* INFORMATION SHOWN
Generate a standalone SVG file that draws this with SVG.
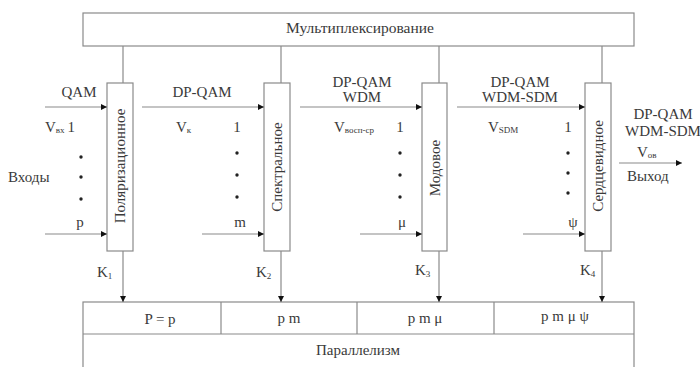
<svg xmlns="http://www.w3.org/2000/svg" width="700" height="367" viewBox="0 0 700 367" font-family="'Liberation Serif', 'DejaVu Serif', serif">
<defs>
<marker id="ah" markerWidth="6" markerHeight="6" refX="6" refY="3" orient="auto" markerUnits="userSpaceOnUse">
<path d="M0,0 L6,3 L0,6 Z" fill="#111"/>
</marker>
<style>
rect{fill:#fff;stroke:#8a8a8a;stroke-width:1.2}
line{stroke:#8a8a8a;stroke-width:1.2}
.a{marker-end:url(#ah)}
text{font-family:"Liberation Serif","DejaVu Serif",serif;font-size:15px;fill:#3a3a3a}
.c{text-anchor:middle}
.s{font-size:9px}
</style>
</defs>
<rect width="700" height="367" style="fill:#fff;stroke:none"/>
<g id="mux"><rect x="83" y="13" width="551" height="33"/><text class="c" x="360" y="33" style="font-size:15.5px">Мультиплексирование</text></g>
<g id="par">
<rect x="83" y="302" width="551" height="70"/>
<line x1="83" y1="334" x2="634" y2="334"/>
<line x1="221" y1="302" x2="221" y2="334"/>
<line x1="357" y1="302" x2="357" y2="334"/>
<line x1="494" y1="302" x2="494" y2="334"/>
<text class="c" x="160" y="324">P = p</text>
<text class="c" x="289" y="323">p m</text>
<text class="c" x="425" y="323">p m μ</text>
<text class="c" x="565" y="321">p m μ ψ</text>
<text class="c" x="358" y="355">Параллелизм</text>
</g>
<g id="b1"><rect x="107" y="83" width="26" height="168"/><text class="c" transform="translate(125,166) rotate(-90)">Поляризационное</text></g>
<g id="b2"><rect x="264" y="83" width="26" height="168"/><text class="c" transform="translate(282,167) rotate(-90)">Спектральное</text></g>
<g id="b3"><rect x="422" y="83" width="25" height="168"/><text class="c" transform="translate(440,168) rotate(-90)">Модовое</text></g>
<g id="b4"><rect x="585" y="83" width="26" height="168"/><text class="c" transform="translate(603,166) rotate(-90)">Сердцевидное</text></g>
<g id="connectors">
<line x1="123" y1="46" x2="123" y2="83"/>
<line x1="281" y1="46" x2="281" y2="83"/>
<line x1="439" y1="46" x2="439" y2="83"/>
<line x1="602" y1="46" x2="602" y2="83"/>
<line class="a" x1="123" y1="251" x2="123" y2="302"/>
<line class="a" x1="281" y1="251" x2="281" y2="302"/>
<line class="a" x1="439" y1="251" x2="439" y2="302"/>
<line class="a" x1="602" y1="251" x2="602" y2="302"/>
<line class="a" x1="45" y1="107" x2="107" y2="107"/>
<line class="a" x1="142" y1="107" x2="264" y2="107"/>
<line class="a" x1="300" y1="107" x2="422" y2="107"/>
<line class="a" x1="457" y1="107" x2="585" y2="107"/>
<line class="a" x1="45" y1="234" x2="107" y2="234"/>
<line class="a" x1="202" y1="234" x2="264" y2="234"/>
<line class="a" x1="360" y1="234" x2="422" y2="234"/>
<line class="a" x1="523" y1="234" x2="585" y2="234"/>
<line class="a" x1="619" y1="163" x2="682" y2="163"/>
</g>
<g id="labels">
<text class="c" x="79" y="97">QAM</text>
<text class="c" x="202" y="97">DP-QAM</text>
<text class="c" x="362" y="87">DP-QAM</text>
<text class="c" x="362" y="102">WDM</text>
<text class="c" x="520" y="87">DP-QAM</text>
<text class="c" x="520" y="102">WDM-SDM</text>
<text class="c" x="663" y="119">DP-QAM</text>
<text class="c" x="663" y="136">WDM-SDM</text>
<text x="637" y="157">V<tspan class="s" dy="1">ов</tspan></text>
<text x="627" y="181">Выход</text>
<text x="8" y="182">Входы</text>
<text x="45" y="132">V<tspan class="s" dy="1">вх</tspan><tspan dx="3" dy="-1">1</tspan></text>
<text x="176" y="132">V<tspan class="s" dy="1">к</tspan></text>
<text x="334" y="132">V<tspan class="s" dy="1">восп-ср</tspan></text>
<text x="488" y="132">V<tspan class="s" dy="1">SDM</tspan></text>
<text class="c" x="237" y="132">1</text>
<text class="c" x="400" y="132">1</text>
<text class="c" x="568" y="132">1</text>
<text class="c" x="80" y="227">p</text>
<text class="c" x="240" y="227">m</text>
<text class="c" x="402" y="227">μ</text>
<text class="c" x="573" y="227">ψ</text>
<text x="97" y="277">K<tspan class="s" dy="2">1</tspan></text>
<text x="256" y="277">K<tspan class="s" dy="2">2</tspan></text>
<text x="415" y="275">K<tspan class="s" dy="2">3</tspan></text>
<text x="580" y="275">K<tspan class="s" dy="2">4</tspan></text>
</g>
<g id="dots" fill="#222">
<circle cx="81" cy="157" r="1.7"/><circle cx="81" cy="177" r="1.7"/><circle cx="81" cy="199" r="1.7"/>
<circle cx="237" cy="153" r="1.7"/><circle cx="237" cy="175" r="1.7"/><circle cx="237" cy="197" r="1.7"/>
<circle cx="400" cy="153" r="1.7"/><circle cx="400" cy="175" r="1.7"/><circle cx="400" cy="197" r="1.7"/>
<circle cx="568" cy="153" r="1.7"/><circle cx="568" cy="173" r="1.7"/><circle cx="568" cy="193" r="1.7"/>
</g>
</svg>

* PROBLEM STATEMENT
Copy all the data exactly as written, but skip any picture.

* SOLUTION TO THE PROBLEM
Generate a standalone SVG file that draws this with SVG.
<svg xmlns="http://www.w3.org/2000/svg" width="700" height="367" viewBox="0 0 700 367" font-family="'Liberation Serif', 'DejaVu Serif', serif">
<defs>
<marker id="ah" markerWidth="6" markerHeight="6" refX="6" refY="3" orient="auto" markerUnits="userSpaceOnUse">
<path d="M0,0 L6,3 L0,6 Z" fill="#111"/>
</marker>
<style>
rect{fill:#fff;stroke:#8a8a8a;stroke-width:1.2}
line{stroke:#8a8a8a;stroke-width:1.2}
.a{marker-end:url(#ah)}
text{font-family:"Liberation Serif","DejaVu Serif",serif;font-size:15px;fill:#3a3a3a}
.c{text-anchor:middle}
.s{font-size:9px}
</style>
</defs>
<rect width="700" height="367" style="fill:#fff;stroke:none"/>
<g id="mux"><rect x="83" y="13" width="551" height="33"/><text class="c" x="360" y="33" style="font-size:15.5px">Мультиплексирование</text></g>
<g id="par">
<rect x="83" y="302" width="551" height="70"/>
<line x1="83" y1="334" x2="634" y2="334"/>
<line x1="221" y1="302" x2="221" y2="334"/>
<line x1="357" y1="302" x2="357" y2="334"/>
<line x1="494" y1="302" x2="494" y2="334"/>
<text class="c" x="160" y="324">P = p</text>
<text class="c" x="289" y="323">p m</text>
<text class="c" x="425" y="323">p m μ</text>
<text class="c" x="565" y="321">p m μ ψ</text>
<text class="c" x="358" y="355">Параллелизм</text>
</g>
<g id="b1"><rect x="107" y="83" width="26" height="168"/><text class="c" transform="translate(125,166) rotate(-90)">Поляризационное</text></g>
<g id="b2"><rect x="264" y="83" width="26" height="168"/><text class="c" transform="translate(282,167) rotate(-90)">Спектральное</text></g>
<g id="b3"><rect x="422" y="83" width="25" height="168"/><text class="c" transform="translate(440,168) rotate(-90)">Модовое</text></g>
<g id="b4"><rect x="585" y="83" width="26" height="168"/><text class="c" transform="translate(603,166) rotate(-90)">Сердцевидное</text></g>
<g id="connectors">
<line x1="123" y1="46" x2="123" y2="83"/>
<line x1="281" y1="46" x2="281" y2="83"/>
<line x1="439" y1="46" x2="439" y2="83"/>
<line x1="602" y1="46" x2="602" y2="83"/>
<line class="a" x1="123" y1="251" x2="123" y2="302"/>
<line class="a" x1="281" y1="251" x2="281" y2="302"/>
<line class="a" x1="439" y1="251" x2="439" y2="302"/>
<line class="a" x1="602" y1="251" x2="602" y2="302"/>
<line class="a" x1="45" y1="107" x2="107" y2="107"/>
<line class="a" x1="142" y1="107" x2="264" y2="107"/>
<line class="a" x1="300" y1="107" x2="422" y2="107"/>
<line class="a" x1="457" y1="107" x2="585" y2="107"/>
<line class="a" x1="45" y1="234" x2="107" y2="234"/>
<line class="a" x1="202" y1="234" x2="264" y2="234"/>
<line class="a" x1="360" y1="234" x2="422" y2="234"/>
<line class="a" x1="523" y1="234" x2="585" y2="234"/>
<line class="a" x1="619" y1="163" x2="682" y2="163"/>
</g>
<g id="labels">
<text class="c" x="79" y="97">QAM</text>
<text class="c" x="202" y="97">DP-QAM</text>
<text class="c" x="362" y="87">DP-QAM</text>
<text class="c" x="362" y="102">WDM</text>
<text class="c" x="520" y="87">DP-QAM</text>
<text class="c" x="520" y="102">WDM-SDM</text>
<text class="c" x="663" y="119">DP-QAM</text>
<text class="c" x="663" y="136">WDM-SDM</text>
<text x="637" y="157">V<tspan class="s" dy="1">ов</tspan></text>
<text x="627" y="181">Выход</text>
<text x="8" y="182">Входы</text>
<text x="45" y="132">V<tspan class="s" dy="1">вх</tspan><tspan dx="3" dy="-1">1</tspan></text>
<text x="176" y="132">V<tspan class="s" dy="1">к</tspan></text>
<text x="334" y="132">V<tspan class="s" dy="1">восп-ср</tspan></text>
<text x="488" y="132">V<tspan class="s" dy="1">SDM</tspan></text>
<text class="c" x="237" y="132">1</text>
<text class="c" x="400" y="132">1</text>
<text class="c" x="568" y="132">1</text>
<text class="c" x="80" y="227">p</text>
<text class="c" x="240" y="227">m</text>
<text class="c" x="402" y="227">μ</text>
<text class="c" x="573" y="227">ψ</text>
<text x="97" y="277">K<tspan class="s" dy="2">1</tspan></text>
<text x="256" y="277">K<tspan class="s" dy="2">2</tspan></text>
<text x="415" y="275">K<tspan class="s" dy="2">3</tspan></text>
<text x="580" y="275">K<tspan class="s" dy="2">4</tspan></text>
</g>
<g id="dots" fill="#222">
<circle cx="81" cy="157" r="1.7"/><circle cx="81" cy="177" r="1.7"/><circle cx="81" cy="199" r="1.7"/>
<circle cx="237" cy="153" r="1.7"/><circle cx="237" cy="175" r="1.7"/><circle cx="237" cy="197" r="1.7"/>
<circle cx="400" cy="153" r="1.7"/><circle cx="400" cy="175" r="1.7"/><circle cx="400" cy="197" r="1.7"/>
<circle cx="568" cy="153" r="1.7"/><circle cx="568" cy="173" r="1.7"/><circle cx="568" cy="193" r="1.7"/>
</g>
</svg>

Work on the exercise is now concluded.